Anche in questi giorni si sente ri-proclamare enfaticamente la “rivolta contro l’esistente”, si lanciano accuse di fascismo al Governo così generiche da dare l’impressione di una vuota liturgia della contestazione; e il dissenso è congestionato tra questi eccessi isterici di nostalgia folklorizzante e l’opposto apatico della disillusione. Viceversa è giunto il momento di concretizzare; e forse l’improponibilità di questo decreto è più inevitabile dell’ossimoro nel quale – tra disincanto verso il futuro e nostalgie folklorizzanti – affogano da anni le proteste.

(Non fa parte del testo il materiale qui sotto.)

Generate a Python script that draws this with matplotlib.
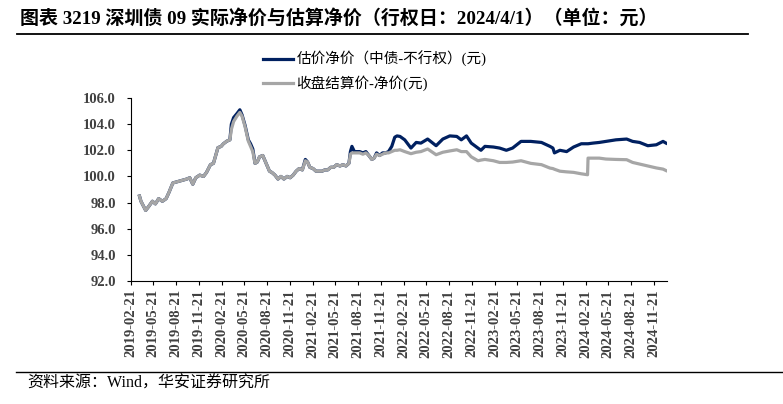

Ma, anche separando il progetto dalla protesta, ci vuole motivazione; mentre questo movimento ha un problema fondamentale che è correlato a una carenza di motivazione: non ha un nome. La Pantera prese il nome da una concomitanza di cronaca: l’atto naturalmente selvaggio di un animale in ribellione da una gabbia. Invece questi sono i giorni del gesto di rivolta di Mario Monicelli, che ha deciso in una primordialente pagana manifestazione di volontà di togliersi la vita, conto un biopotere che mira a controllare i corpi, negando il diritto alla morte. Monicelli sta tra Eluana Englaro e L’Aquila, tra la costrizione in vita che si impose su un corpo di ragazza inanimato e l’alienazione dello spirito di un luogo ferito, privato di autonomia, costretto all’eterodirezione. Entrambe segni di una cura finalizzata alle macchine più che alla guarigione, al profitto più che all’esistenza. Monicelli ha detto no, e infine ha dato un riscatto alla sua “Armata Brancaleone”, ha sciolto l’incantesimo dell’ineluttabilità della sconfitta ristabilendo un principio che volle far raccontare ai suoi eroi imperfetti: l’umanità. Recuperare la possibilità del gesto è segno di autonomia, ma l’autonomia viene da una premessa: la capacità di darsi un nome, ossia un senso. Non so come si vorrà chiamare o se riuscirà a trovarsi un nome, ma spero che quest’ “Armata Brancaleone” vincerà; perché a volte si può anche vincere, e bisogna ricordarselo.

Si può vincere se si mette a fuoco la situazione, evitando gli opposti eccessi tra illusione e frustrazione, perché all’inganno non si risponde con l’illusione né al trionfalismo con la frustrazione. Oggi si può circostanziare la rivolta su un principio sostanziale di concretezza. Quando si scende in piazza, per L’Aquila o per l’Università, non si scende in piazza solo per L’Aquila o solo per l’Università, né per astratti ideali: si sta difendendo il pubblico dalle privatizzazioni, affinché possa tornare a ciò che il pubblico dovrebbe essere: un bene collettivo. Si sta tutelando la società dall’economia, perché il fondamentalismo capitalista non solo sottrae risorse alla collettività, ma le distrugge.